Faridah N Kulumba
Africa-Press – Uganda. Authorities in Kenya have started discussions with the government of Uganda to stop the electricity exchange agreement and replace it with an outright purchase from the neighbouring country that continues to produce excess power. Recently Kenya approached Uganda to turn the deal into a Power Purchase Agreement (PPA) in what will mirror an arrangement with Ethiopia. The two East African countries Kenya and Uganda, through their state-owned electricity distribution companies, have a power exchange deal where the country that imports more from the other pays at the end of a given period.
Previous agreement
In 2019, Kenya and Uganda h signed a new power purchase agreement (PPA) that was meant to facilitate bilateral power trade and take into account new dynamics in the energy sector, including increased generation capacity. The signed agreement was designed to facilitate two-way electricity imports and exports between the two countries, marking the end of the previous pact that only focused on Kenya’s imports from Uganda, and limited supply to emergency situations.
The aim of the deal
The two neighbours Uganda and Kenya are aiming at increasing the supply of hydropower, which is the cheapest of all sources in the national grid, is key to the country’s efforts of lowering electricity bills besides cutting reliance on dirty thermal plants. After signing the 2019 PPA deal authorities from both parties said that it was necessitated by investments by both countries in electricity generation facilities resulting in excess capacity, a development that has prompted a downward revision of tariffs. Kenya said that the new PPA that was negotiated with Uganda was good for the country because the tariff came down drastically. Kenya intended to import a maximum of 50MW from Uganda annually.
Why import with Uganda
According to Daniel Kiptoo, the Director-General of the Energy and Petroleum Regulatory Authority, Uganda recently completed two big hydropower plants and now has excess power. There are discussions between Kenya Power and its Ugandan counterpart to lock this excess power through a PPA. Generation deficits have made Kenya to be a net importer in the exchange agreement with Uganda, prompting the latest push to convert the deal into a PPA. Generation deficits have made Kenya to be a net importer in the exchange agreement with Uganda, prompting the latest push to convert the deal into a PPA.Kenya’s electricity imports from Uganda increased 18.4 percent in January, fuelled by a bigger demand. Data from the Energy and Petroleum Regulatory Authority (Epra) showed that Kenya imported 20.29 million units of power from the Uganda Electricity Transmission Company Limited. Kenya imported 55.85 million units of power from Uganda between January and March this year and exported a paltry 10.65 million units in the same period. Uganda generates 1,254MW, of which 1,004.3MW is from hydro dams. The average demand peaks at 800MW. Kenya, Tanzania, South Sudan, and the Democratic Republic of Congo (DRC) are the top markets for Uganda’s surplus electricity.

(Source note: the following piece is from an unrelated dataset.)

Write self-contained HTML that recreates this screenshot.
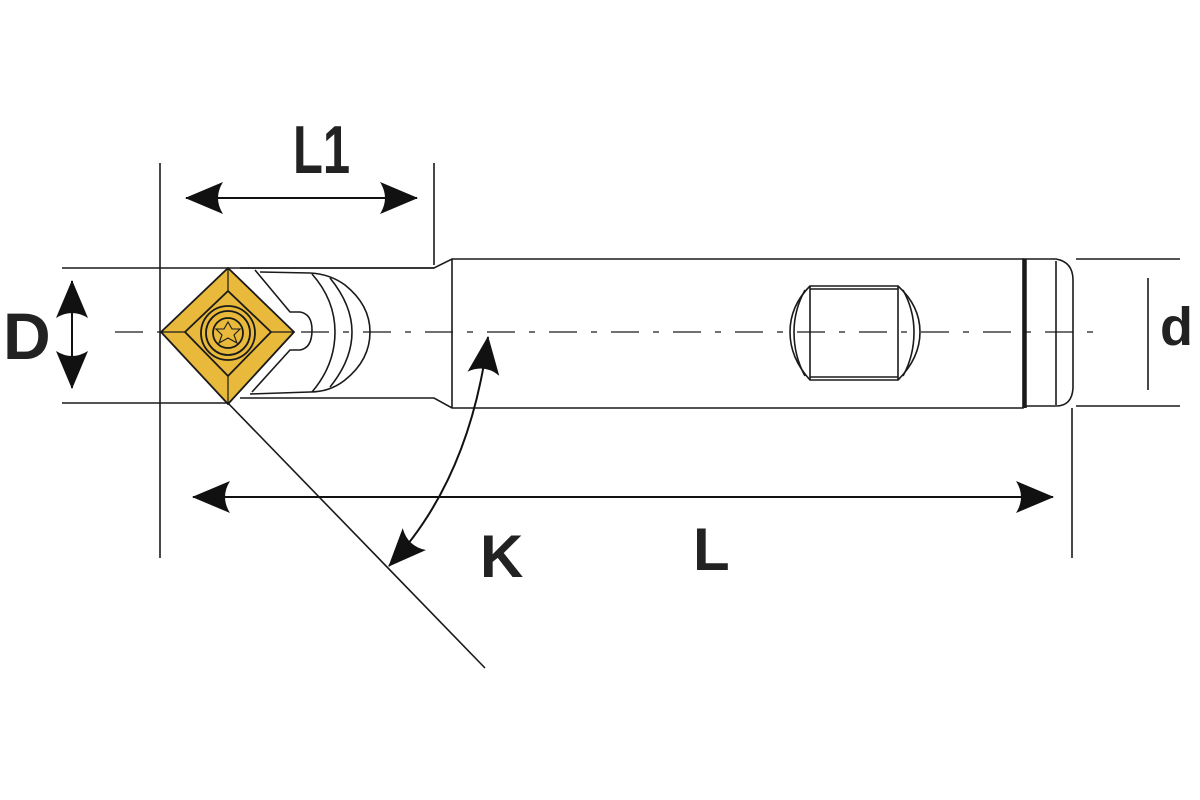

Kenya-Ethiopia power imports
Between January and March this year, Kenyan electricity imports increased to 408.78 Gigawatt-hours (GWh), but most of this power is from Ethiopia. The recent PPA negotiations Uganda between Uganda and Kenya come at a time when Kenya has ramped up imports from Ethiopia to boost increased generation from the country’s dams and geothermal sources, helping lower bills on consumers. Locally generated hydropower is the cheapest in the national grid, with a unit retailing at USD 0.029 (Ksh3.83), followed by a unit of geothermal power at 0.078 (Ksh10.28) while a unit of imported hydroelectricity was at Ksh10.69 as of February this year. Kenya currently has a 25-year PPA with Ethiopia with the power priced at USD 0.065 (Sh8.6) per kilowatt. Kenya will however be allowed to renegotiate the tariff from 2027 at the earliest in line with the agreement. However, the tariff that Kenya Power is targeting in the proposed PPA with the Uganda Electricity Distribution Company Limited (UEDCL) and the validity period remains undisclosed.
Kenya and Uganda’s current relations
The relationship between Uganda and Kenya is moving smoothly currently. This followed the President of the Republic of Uganda Gen, Yoweri Kaguta Museveni traveling to Kenya on the 16th of this month for a state visit at the invitation of Kenyan President William Ruto. The two neighbouring countries have been having a cold trade in the past few years, which resulted in Kenya banning some of Uganda’s imports. However, during the recent meeting that took place in Nairobi Ugandan President Museveni and his Kenyan counterpart Ruto, the two heads of state, signed several Memorandum of Understanding (MoU), including the tripartite agreement on the importation and transit of petroleum products through the two countries. The meeting between the two leaders aimed at strengthening the longstanding bilateral relations between the two neighbouring countries and exploring new avenues for collaboration and mutual benefits.